6. A network gateway according to claim 1, wherein an error-checking field is located after the message data in the target communication frame, the error-checking field being composed of a plurality of bits for transfer-error checking, further comprising:

a transfer error checking unit operatively connected to the transferring unit and working, concurrently with the buffer and the destination determining unit, to:

determine whether a transfer error arises in the target communication frame output from the receiving unit based on each bit from the start bit of the target communication frame to the end bit of the error checking field thereof; and

prevent the transferring unit from transferring, bit-by-bit, the target communication frame stored in the buffer to the destination network determined by the destination determining unit when it is determined that a transfer error arises in the target communication frame.

7. A network gateway according to claim 1, wherein the destination determining unit comprises a memory unit configured to:

store therein addresses allocatable to identifiers of a plurality of communication frames including the target communication frame, and data associated with each of the addresses, the data associated with each of the addresses representing that one of the plurality of communication frames whose identifier is equivalent to each of the addresses is relayed to which of the plurality of networks; and

upon input of the identifier of the target communication frame, output the data corresponding to one of the addresses, the one of the addresses corresponding to the input identifier.
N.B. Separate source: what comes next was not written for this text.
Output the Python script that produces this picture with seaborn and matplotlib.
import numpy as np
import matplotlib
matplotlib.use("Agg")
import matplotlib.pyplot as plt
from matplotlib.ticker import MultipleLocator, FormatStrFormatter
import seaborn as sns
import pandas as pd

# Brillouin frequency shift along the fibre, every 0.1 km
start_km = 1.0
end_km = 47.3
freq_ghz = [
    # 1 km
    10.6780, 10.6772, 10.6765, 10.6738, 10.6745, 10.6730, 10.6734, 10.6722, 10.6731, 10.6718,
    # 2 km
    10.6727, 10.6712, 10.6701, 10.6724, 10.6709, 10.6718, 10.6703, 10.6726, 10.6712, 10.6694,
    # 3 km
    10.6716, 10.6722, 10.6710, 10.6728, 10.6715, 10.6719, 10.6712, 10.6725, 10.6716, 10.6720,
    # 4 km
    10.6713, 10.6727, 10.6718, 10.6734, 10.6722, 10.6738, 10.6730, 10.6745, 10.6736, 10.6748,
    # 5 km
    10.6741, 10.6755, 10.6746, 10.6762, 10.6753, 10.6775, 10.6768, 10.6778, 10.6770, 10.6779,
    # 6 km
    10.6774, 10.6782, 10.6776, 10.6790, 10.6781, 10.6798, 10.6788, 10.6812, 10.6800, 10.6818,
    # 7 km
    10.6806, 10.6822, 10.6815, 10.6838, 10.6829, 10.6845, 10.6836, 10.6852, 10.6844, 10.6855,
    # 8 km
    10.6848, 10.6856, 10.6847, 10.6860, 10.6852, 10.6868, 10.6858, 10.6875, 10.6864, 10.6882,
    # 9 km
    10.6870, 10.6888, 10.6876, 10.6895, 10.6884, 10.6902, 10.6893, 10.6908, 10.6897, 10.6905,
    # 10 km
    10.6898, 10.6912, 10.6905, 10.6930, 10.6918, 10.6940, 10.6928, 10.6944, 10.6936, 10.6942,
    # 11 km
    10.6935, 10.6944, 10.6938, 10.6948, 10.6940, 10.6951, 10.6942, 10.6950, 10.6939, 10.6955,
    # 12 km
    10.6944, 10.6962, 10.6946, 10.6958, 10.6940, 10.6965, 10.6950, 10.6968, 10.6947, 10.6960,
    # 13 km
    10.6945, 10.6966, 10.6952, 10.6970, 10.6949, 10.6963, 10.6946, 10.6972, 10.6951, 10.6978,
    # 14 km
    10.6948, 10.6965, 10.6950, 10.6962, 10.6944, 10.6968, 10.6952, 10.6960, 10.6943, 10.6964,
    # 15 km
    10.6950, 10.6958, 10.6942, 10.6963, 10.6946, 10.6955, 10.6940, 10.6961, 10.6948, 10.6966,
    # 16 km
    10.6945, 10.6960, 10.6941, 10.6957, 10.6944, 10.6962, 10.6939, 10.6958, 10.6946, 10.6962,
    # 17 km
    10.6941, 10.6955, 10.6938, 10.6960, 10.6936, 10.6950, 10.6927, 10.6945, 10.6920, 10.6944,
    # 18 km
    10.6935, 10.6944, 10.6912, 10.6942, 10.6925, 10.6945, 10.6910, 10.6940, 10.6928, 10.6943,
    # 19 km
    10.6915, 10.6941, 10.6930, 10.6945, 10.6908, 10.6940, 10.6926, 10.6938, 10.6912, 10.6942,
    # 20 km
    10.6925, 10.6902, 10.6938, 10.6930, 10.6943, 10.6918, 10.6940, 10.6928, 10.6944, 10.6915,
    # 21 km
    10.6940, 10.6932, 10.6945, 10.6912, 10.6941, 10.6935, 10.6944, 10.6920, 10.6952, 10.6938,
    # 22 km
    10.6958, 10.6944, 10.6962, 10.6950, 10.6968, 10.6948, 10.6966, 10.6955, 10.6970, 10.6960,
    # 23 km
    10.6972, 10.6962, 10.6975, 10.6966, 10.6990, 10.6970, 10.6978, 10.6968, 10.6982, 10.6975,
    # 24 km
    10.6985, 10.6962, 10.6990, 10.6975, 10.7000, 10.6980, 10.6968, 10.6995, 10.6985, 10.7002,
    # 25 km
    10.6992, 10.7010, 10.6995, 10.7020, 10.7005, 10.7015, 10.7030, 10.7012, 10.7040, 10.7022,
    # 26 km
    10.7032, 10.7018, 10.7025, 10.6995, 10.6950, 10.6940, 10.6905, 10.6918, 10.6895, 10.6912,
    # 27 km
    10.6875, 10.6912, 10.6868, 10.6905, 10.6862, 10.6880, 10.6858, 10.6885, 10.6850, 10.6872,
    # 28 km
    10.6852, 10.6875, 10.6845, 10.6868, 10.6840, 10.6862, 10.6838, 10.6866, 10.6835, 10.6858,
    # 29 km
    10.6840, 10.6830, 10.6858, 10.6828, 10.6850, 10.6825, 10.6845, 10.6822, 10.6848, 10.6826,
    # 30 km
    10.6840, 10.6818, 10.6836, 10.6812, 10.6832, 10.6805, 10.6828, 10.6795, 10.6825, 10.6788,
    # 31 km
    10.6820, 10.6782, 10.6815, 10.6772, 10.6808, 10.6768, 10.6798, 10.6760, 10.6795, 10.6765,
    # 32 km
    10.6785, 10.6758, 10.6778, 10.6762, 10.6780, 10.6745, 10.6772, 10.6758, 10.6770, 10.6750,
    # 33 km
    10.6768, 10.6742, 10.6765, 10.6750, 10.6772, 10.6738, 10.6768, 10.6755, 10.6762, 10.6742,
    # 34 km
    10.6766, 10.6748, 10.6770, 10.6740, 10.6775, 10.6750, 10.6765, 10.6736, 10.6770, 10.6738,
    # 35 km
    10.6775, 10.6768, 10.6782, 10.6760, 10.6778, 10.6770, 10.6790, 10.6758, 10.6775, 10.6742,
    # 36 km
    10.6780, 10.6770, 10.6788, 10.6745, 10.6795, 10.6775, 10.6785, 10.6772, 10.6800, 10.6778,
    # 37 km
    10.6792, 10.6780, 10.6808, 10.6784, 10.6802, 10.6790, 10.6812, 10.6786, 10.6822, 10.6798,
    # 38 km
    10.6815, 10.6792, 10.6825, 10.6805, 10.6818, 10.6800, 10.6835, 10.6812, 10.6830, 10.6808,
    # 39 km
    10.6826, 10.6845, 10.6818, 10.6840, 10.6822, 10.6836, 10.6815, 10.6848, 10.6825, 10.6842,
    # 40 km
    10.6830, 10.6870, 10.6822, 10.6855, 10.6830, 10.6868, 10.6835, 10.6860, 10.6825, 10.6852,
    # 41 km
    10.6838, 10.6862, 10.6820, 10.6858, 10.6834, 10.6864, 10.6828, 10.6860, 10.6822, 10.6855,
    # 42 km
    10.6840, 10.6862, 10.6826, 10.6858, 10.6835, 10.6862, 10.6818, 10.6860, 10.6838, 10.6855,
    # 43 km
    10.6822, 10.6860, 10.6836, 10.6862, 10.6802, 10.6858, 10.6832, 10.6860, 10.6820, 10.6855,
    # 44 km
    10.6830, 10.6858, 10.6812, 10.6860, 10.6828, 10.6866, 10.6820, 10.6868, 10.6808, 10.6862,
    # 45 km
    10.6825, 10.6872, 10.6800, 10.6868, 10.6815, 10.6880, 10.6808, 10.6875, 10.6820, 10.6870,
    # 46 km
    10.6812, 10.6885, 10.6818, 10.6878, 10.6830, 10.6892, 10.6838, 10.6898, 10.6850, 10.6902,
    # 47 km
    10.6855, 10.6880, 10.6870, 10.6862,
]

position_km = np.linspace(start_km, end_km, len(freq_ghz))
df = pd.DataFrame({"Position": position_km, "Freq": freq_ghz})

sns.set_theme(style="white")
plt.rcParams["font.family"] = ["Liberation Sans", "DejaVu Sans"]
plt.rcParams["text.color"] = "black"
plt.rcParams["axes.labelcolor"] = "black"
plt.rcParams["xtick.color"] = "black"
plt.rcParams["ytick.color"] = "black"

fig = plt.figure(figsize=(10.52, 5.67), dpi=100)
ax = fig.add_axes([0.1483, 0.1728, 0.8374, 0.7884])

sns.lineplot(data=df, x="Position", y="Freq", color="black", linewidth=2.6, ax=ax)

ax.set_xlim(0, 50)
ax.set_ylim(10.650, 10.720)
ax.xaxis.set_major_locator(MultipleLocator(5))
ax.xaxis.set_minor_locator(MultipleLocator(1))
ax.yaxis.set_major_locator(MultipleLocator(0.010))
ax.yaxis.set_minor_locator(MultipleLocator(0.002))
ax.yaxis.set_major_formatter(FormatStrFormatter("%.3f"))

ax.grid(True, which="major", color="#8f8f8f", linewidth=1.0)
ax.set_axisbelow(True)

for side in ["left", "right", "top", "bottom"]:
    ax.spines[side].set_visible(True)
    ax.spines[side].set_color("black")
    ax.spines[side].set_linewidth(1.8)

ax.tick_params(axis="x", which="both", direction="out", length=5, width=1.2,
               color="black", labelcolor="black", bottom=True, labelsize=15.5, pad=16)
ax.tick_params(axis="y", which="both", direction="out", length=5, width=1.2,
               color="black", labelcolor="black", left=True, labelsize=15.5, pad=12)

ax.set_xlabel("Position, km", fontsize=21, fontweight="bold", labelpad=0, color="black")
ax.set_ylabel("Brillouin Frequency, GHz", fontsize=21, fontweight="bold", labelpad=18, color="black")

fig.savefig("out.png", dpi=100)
8. A network gateway according to claim 1, wherein the destination determining unit comprises:

a first memory unit configured to store therein first addresses and identifiers respectively associated therewith, the identifiers being allocatable to a plurality of communication frames including the target communication frame; and

a second memory unit, whose input is connected to an output of the first memory unit, configured to store therein second addresses that are the same as the first addresses and data associated with each of the second addresses, the data associated with each of the second addresses representing that one of the plurality of communication frames whose identifier is equivalent to each of the second addresses is relayed to which of the plurality of networks,

the first memory unit being configured to, when the identifier of the target communication frame is input thereto, output a first address corresponding to the input identifier,

the second memory unit being configured to receive the output first address and to output the data associated with a second address equivalent to the received first address.
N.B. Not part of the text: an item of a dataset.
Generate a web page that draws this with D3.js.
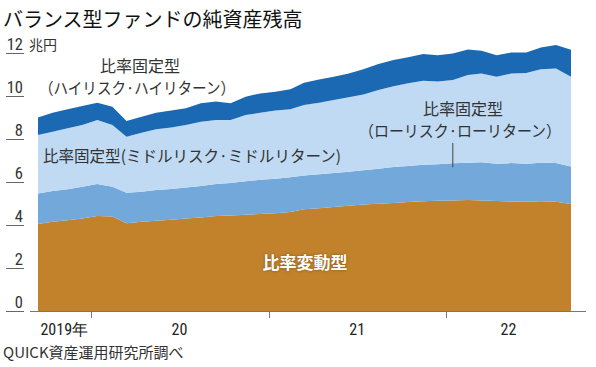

9. A method of relaying a communication frame through a plurality of networks each including a node, the communication frame being composed of a train of bits and defined by a predetermined communication protocol, the communication frame containing an identifier and message data, the identifier being composed of part of the train of bits, the message data being composed of another part of the bit train, the identifier being located before the message data based on the communication protocol, the identifier allowing a destination of the target communication frame to be identified, the method comprising:

when the target communication frame is transferred bit-by-bit from at least one of the nodes through a corresponding one of the networks, sequentially receiving the transferred communication frame bit-by-bit;

sequentially outputting the target communication frame bit-by-bit;

sequentially storing, in a storage, the bits of the communication frame sequentially outputted from the receiving unit;

receiving, concurrently with the storing of the bits of the communication frame in the storage, the target communication frame bit-by-bit outputted from the receiving;

when the receiving receives the identifier of the target communication frame, determining a destination network of the communication frame based on the received identifier; and

transferring, bit-by-bit, the target communication frame stored in the storage to the destination network determined by the determining.